Pelle e protezionismo.“Vogliamo scoraggiare l’export di grezzo”, dicono in Kenya, “Lo Stato ci aiuti”, gridano in Pakistan

In un momento in cui il protezionismo è tornato di stretta attualità, non sorprende che nel mondo della pelle qualcuno alzi ulteriormente l’asticella. In Kenya, per esempio, intendono “adottare misure legislative che scoraggino l’export di semilavorato” dice Issack Noor, responsabile della Kenya Leather Development Authority. “Vogliamo scoraggiare l’export – spiega Noor – perché impedisce alla manifattura keniana l’accesso al grezzo nonostante la nostra buona disponibilità”. Il solito alibi, giustificato dalla volontà di costruire un Leather Park nazionale investendo 164 milioni di dollari. Per ora, però, ne sono stati spesi 6 in studi di fattibilità.

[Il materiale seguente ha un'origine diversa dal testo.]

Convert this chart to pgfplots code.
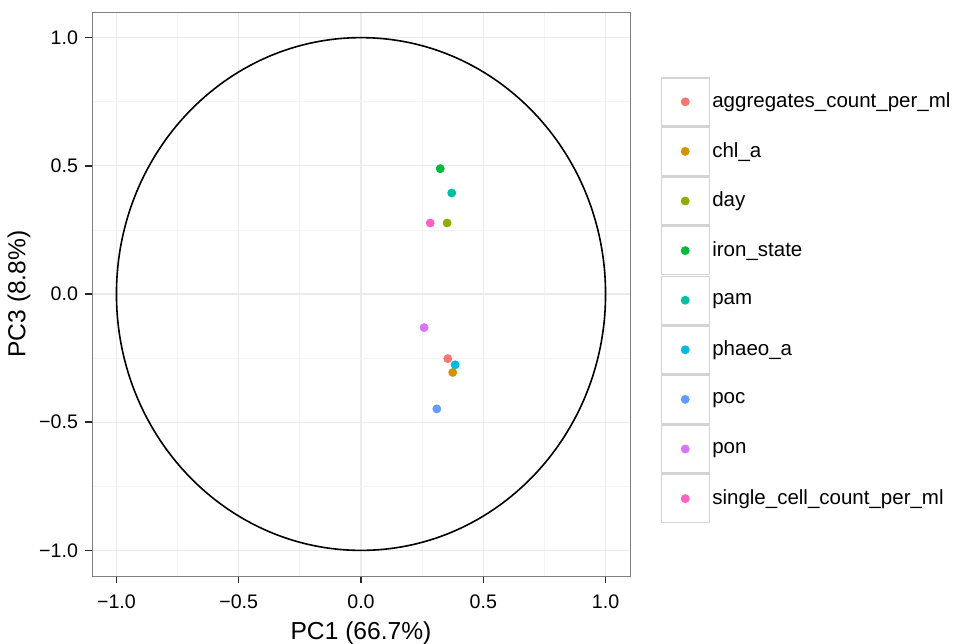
\documentclass[border=0pt]{standalone}
\usepackage{pgfplots}
\pgfplotsset{compat=1.18}
\usepackage{fontspec}
\setmainfont{Liberation Sans}

% ggplot2 default hue palette for nine groups
\definecolor{c1}{HTML}{F8766D}
\definecolor{c2}{HTML}{D39200}
\definecolor{c3}{HTML}{93AA00}
\definecolor{c4}{HTML}{00BA38}
\definecolor{c5}{HTML}{00C19F}
\definecolor{c6}{HTML}{00B9E3}
\definecolor{c7}{HTML}{619CFF}
\definecolor{c8}{HTML}{DB72FB}
\definecolor{c9}{HTML}{FF61C3}
\definecolor{gridmaj}{HTML}{EBEBEB}
\definecolor{gridmin}{HTML}{F4F4F4}
\definecolor{panel}{HTML}{7F7F7F}
\definecolor{keybox}{HTML}{D4D4D4}

\begin{document}
\begin{tikzpicture}
\useasboundingbox (0,0) rectangle (478pt,-321.5pt);
\begin{axis}[
  at={(46pt,-288pt)}, anchor=south west,
  scale only axis, width=269pt, height=282pt,
  xmin=-1.1, xmax=1.1, ymin=-1.1, ymax=1.1,
  axis line style={panel, line width=0.5pt},
  xtick={-1,-0.5,0,0.5,1},
  ytick={-1,-0.5,0,0.5,1},
  xticklabels={−1.0,−0.5,0.0,0.5,1.0},
  yticklabels={−1.0,−0.5,0.0,0.5,1.0},
  minor xtick={-0.75,-0.25,0.25,0.75},
  minor ytick={-0.75,-0.25,0.25,0.75},
  grid=both,
  major grid style={gridmaj, line width=0.6pt},
  minor grid style={gridmin, line width=0.4pt},
  tick align=outside,
  major tick length=3.5pt,
  minor tick length=0pt,
  tick style={black!85, line width=0.7pt},
  xtick pos=bottom, ytick pos=left,
  ticklabel style={font=\fontsize{9.8}{11}\selectfont, black},
  xticklabel style={yshift=-2.2pt},
  xlabel={PC1 (66.7\%)}, ylabel={PC3 (8.8\%)},
  label style={font=\fontsize{12.3}{14}\selectfont},
  ylabel style={yshift=-2.5pt},
  legend cell align=left,
  legend style={at={(1.056,0.489)}, anchor=west, draw=none, fill=none,
    inner sep=0pt, row sep=0.1pt,
    font=\fontsize{10.25}{12}\selectfont,
    nodes={inner sep=1.2pt}},
  legend image code/.code={
    \draw[draw=keybox, fill=white, line width=0.7pt] (0pt,-12pt) rectangle (24pt,12pt);
    \draw plot coordinates {(12pt,0pt)};
  },
  every axis plot/.append style={only marks, mark=*, mark size=2pt},
]
% unit correlation circle
\draw[black, line width=0.8pt] (axis cs:0,0) ellipse [x radius=1, y radius=1];

\addplot[c1, mark options={fill=c1, draw=c1}] coordinates {(0.355,-0.252)};
\addlegendentry{aggregates\_count\_per\_ml}
\addplot[c2, mark options={fill=c2, draw=c2}] coordinates {(0.375,-0.306)};
\addlegendentry{chl\_a}
\addplot[c3, mark options={fill=c3, draw=c3}] coordinates {(0.352,0.277)};
\addlegendentry{day}
\addplot[c4, mark options={fill=c4, draw=c4}] coordinates {(0.324,0.489)};
\addlegendentry{iron\_state}
\addplot[c5, mark options={fill=c5, draw=c5}] coordinates {(0.371,0.394)};
\addlegendentry{pam}
\addplot[c6, mark options={fill=c6, draw=c6}] coordinates {(0.385,-0.276)};
\addlegendentry{phaeo\_a}
\addplot[c7, mark options={fill=c7, draw=c7}] coordinates {(0.310,-0.448)};
\addlegendentry{poc}
\addplot[c8, mark options={fill=c8, draw=c8}] coordinates {(0.258,-0.131)};
\addlegendentry{pon}
\addplot[c9, mark options={fill=c9, draw=c9}] coordinates {(0.283,0.277)};
\addlegendentry{single\_cell\_count\_per\_ml}
\end{axis}
\end{tikzpicture}
\end{document}
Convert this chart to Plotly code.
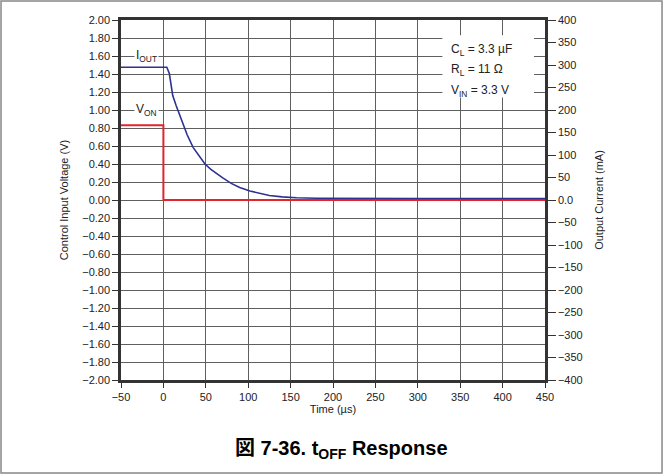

In Pakistan, invece, dove i profitti degli operatori della pelle sono incalo da lungo tempo, i conciatori chiedono a gran voce aiuti di Stato. Il presidente della Pakistan Tanners’ Association, Anjum Zafar, infatti, dopo aver annunciato che tra luglio 2016 e febbraio 2017 l’export conciario nazionale ha perso il 6%, ha chiesto al proprio Governo di attuare misure immediate per “affrontare questa allarmante tendenza”. Due, in particolare: un sussidio del 75% per permettere alle concerie di sostenere test qualitativi presso laboratori esteri, l’abbattimento delle tasse all’import di grezzo (4%). Nella foto, l’interno di una conceria in Kenya.